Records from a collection
— BEGIN —
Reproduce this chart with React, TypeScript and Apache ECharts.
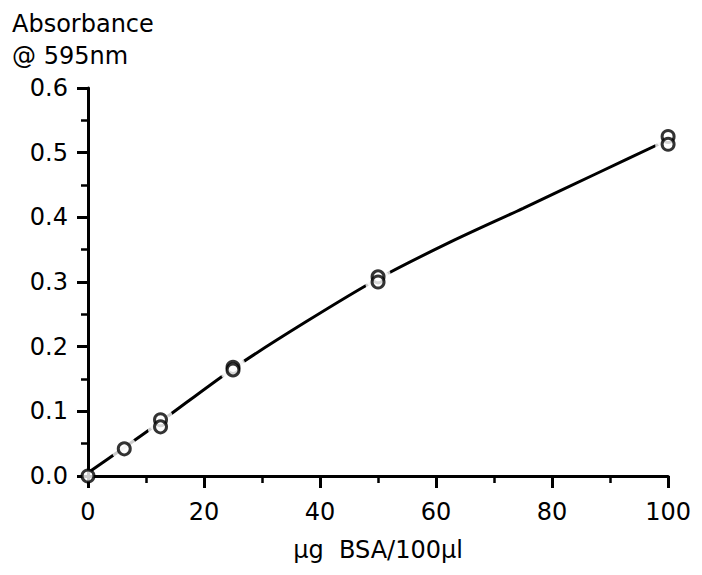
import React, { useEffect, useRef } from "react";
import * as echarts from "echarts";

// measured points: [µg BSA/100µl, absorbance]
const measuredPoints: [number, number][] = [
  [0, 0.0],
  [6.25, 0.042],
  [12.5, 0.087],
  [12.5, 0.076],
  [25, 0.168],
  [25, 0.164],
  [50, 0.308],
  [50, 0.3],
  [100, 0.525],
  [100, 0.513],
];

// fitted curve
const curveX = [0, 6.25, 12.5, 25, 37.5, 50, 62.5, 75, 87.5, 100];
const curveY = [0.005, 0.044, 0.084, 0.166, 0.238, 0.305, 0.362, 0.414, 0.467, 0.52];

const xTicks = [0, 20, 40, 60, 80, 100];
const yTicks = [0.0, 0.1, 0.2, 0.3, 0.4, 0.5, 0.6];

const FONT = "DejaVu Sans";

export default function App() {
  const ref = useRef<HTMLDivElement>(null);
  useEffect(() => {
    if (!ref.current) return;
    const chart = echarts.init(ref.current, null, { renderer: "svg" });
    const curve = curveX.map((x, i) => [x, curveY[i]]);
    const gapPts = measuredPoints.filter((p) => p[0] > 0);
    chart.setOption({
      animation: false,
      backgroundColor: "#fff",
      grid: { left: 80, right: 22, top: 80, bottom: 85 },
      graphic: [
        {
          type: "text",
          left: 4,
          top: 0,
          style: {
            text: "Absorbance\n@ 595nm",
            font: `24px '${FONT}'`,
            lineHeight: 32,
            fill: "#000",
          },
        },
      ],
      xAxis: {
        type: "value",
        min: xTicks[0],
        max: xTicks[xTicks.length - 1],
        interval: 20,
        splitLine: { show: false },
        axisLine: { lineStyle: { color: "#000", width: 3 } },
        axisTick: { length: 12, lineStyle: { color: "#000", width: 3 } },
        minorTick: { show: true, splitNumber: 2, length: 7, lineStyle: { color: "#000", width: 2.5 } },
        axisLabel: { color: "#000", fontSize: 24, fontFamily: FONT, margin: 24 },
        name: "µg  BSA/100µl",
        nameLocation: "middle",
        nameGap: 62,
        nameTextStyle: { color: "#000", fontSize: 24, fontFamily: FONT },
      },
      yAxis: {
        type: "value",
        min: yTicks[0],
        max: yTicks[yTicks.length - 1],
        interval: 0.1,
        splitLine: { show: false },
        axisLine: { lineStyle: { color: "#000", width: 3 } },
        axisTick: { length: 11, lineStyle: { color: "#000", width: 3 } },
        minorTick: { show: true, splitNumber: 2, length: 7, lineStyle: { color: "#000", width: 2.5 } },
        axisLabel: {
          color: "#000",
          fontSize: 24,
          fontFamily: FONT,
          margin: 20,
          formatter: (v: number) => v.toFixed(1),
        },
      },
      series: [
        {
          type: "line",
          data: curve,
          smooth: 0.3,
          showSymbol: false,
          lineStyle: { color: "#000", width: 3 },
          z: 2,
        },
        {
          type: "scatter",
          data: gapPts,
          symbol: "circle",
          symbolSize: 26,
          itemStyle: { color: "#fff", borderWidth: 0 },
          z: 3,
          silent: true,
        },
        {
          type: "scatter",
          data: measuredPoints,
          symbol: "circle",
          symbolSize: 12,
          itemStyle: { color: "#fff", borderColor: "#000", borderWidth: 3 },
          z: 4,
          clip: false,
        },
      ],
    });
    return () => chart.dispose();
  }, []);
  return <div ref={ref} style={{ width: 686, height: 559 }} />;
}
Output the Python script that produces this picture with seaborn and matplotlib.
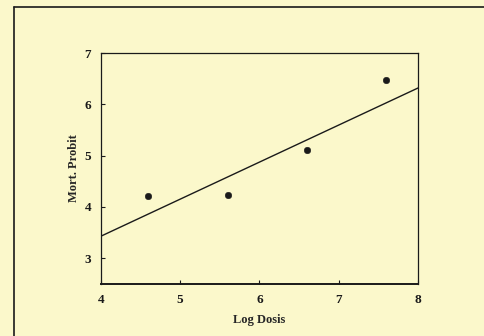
— END —
EXERCISE OBJECTIVE
Output every entry word for word, but omit the pictures.

COMPLETE OUTPUT
Reproduce this chart with React, TypeScript and Apache ECharts.
import React, { useEffect, useRef } from "react";
import * as echarts from "echarts";

// measured points: [µg BSA/100µl, absorbance]
const measuredPoints: [number, number][] = [
  [0, 0.0],
  [6.25, 0.042],
  [12.5, 0.087],
  [12.5, 0.076],
  [25, 0.168],
  [25, 0.164],
  [50, 0.308],
  [50, 0.3],
  [100, 0.525],
  [100, 0.513],
];

// fitted curve
const curveX = [0, 6.25, 12.5, 25, 37.5, 50, 62.5, 75, 87.5, 100];
const curveY = [0.005, 0.044, 0.084, 0.166, 0.238, 0.305, 0.362, 0.414, 0.467, 0.52];

const xTicks = [0, 20, 40, 60, 80, 100];
const yTicks = [0.0, 0.1, 0.2, 0.3, 0.4, 0.5, 0.6];

const FONT = "DejaVu Sans";

export default function App() {
  const ref = useRef<HTMLDivElement>(null);
  useEffect(() => {
    if (!ref.current) return;
    const chart = echarts.init(ref.current, null, { renderer: "svg" });
    const curve = curveX.map((x, i) => [x, curveY[i]]);
    const gapPts = measuredPoints.filter((p) => p[0] > 0);
    chart.setOption({
      animation: false,
      backgroundColor: "#fff",
      grid: { left: 80, right: 22, top: 80, bottom: 85 },
      graphic: [
        {
          type: "text",
          left: 4,
          top: 0,
          style: {
            text: "Absorbance\n@ 595nm",
            font: `24px '${FONT}'`,
            lineHeight: 32,
            fill: "#000",
          },
        },
      ],
      xAxis: {
        type: "value",
        min: xTicks[0],
        max: xTicks[xTicks.length - 1],
        interval: 20,
        splitLine: { show: false },
        axisLine: { lineStyle: { color: "#000", width: 3 } },
        axisTick: { length: 12, lineStyle: { color: "#000", width: 3 } },
        minorTick: { show: true, splitNumber: 2, length: 7, lineStyle: { color: "#000", width: 2.5 } },
        axisLabel: { color: "#000", fontSize: 24, fontFamily: FONT, margin: 24 },
        name: "µg  BSA/100µl",
        nameLocation: "middle",
        nameGap: 62,
        nameTextStyle: { color: "#000", fontSize: 24, fontFamily: FONT },
      },
      yAxis: {
        type: "value",
        min: yTicks[0],
        max: yTicks[yTicks.length - 1],
        interval: 0.1,
        splitLine: { show: false },
        axisLine: { lineStyle: { color: "#000", width: 3 } },
        axisTick: { length: 11, lineStyle: { color: "#000", width: 3 } },
        minorTick: { show: true, splitNumber: 2, length: 7, lineStyle: { color: "#000", width: 2.5 } },
        axisLabel: {
          color: "#000",
          fontSize: 24,
          fontFamily: FONT,
          margin: 20,
          formatter: (v: number) => v.toFixed(1),
        },
      },
      series: [
        {
          type: "line",
          data: curve,
          smooth: 0.3,
          showSymbol: false,
          lineStyle: { color: "#000", width: 3 },
          z: 2,
        },
        {
          type: "scatter",
          data: gapPts,
          symbol: "circle",
          symbolSize: 26,
          itemStyle: { color: "#fff", borderWidth: 0 },
          z: 3,
          silent: true,
        },
        {
          type: "scatter",
          data: measuredPoints,
          symbol: "circle",
          symbolSize: 12,
          itemStyle: { color: "#fff", borderColor: "#000", borderWidth: 3 },
          z: 4,
          clip: false,
        },
      ],
    });
    return () => chart.dispose();
  }, []);
  return <div ref={ref} style={{ width: 686, height: 559 }} />;
}
Output the Python script that produces this picture with seaborn and matplotlib.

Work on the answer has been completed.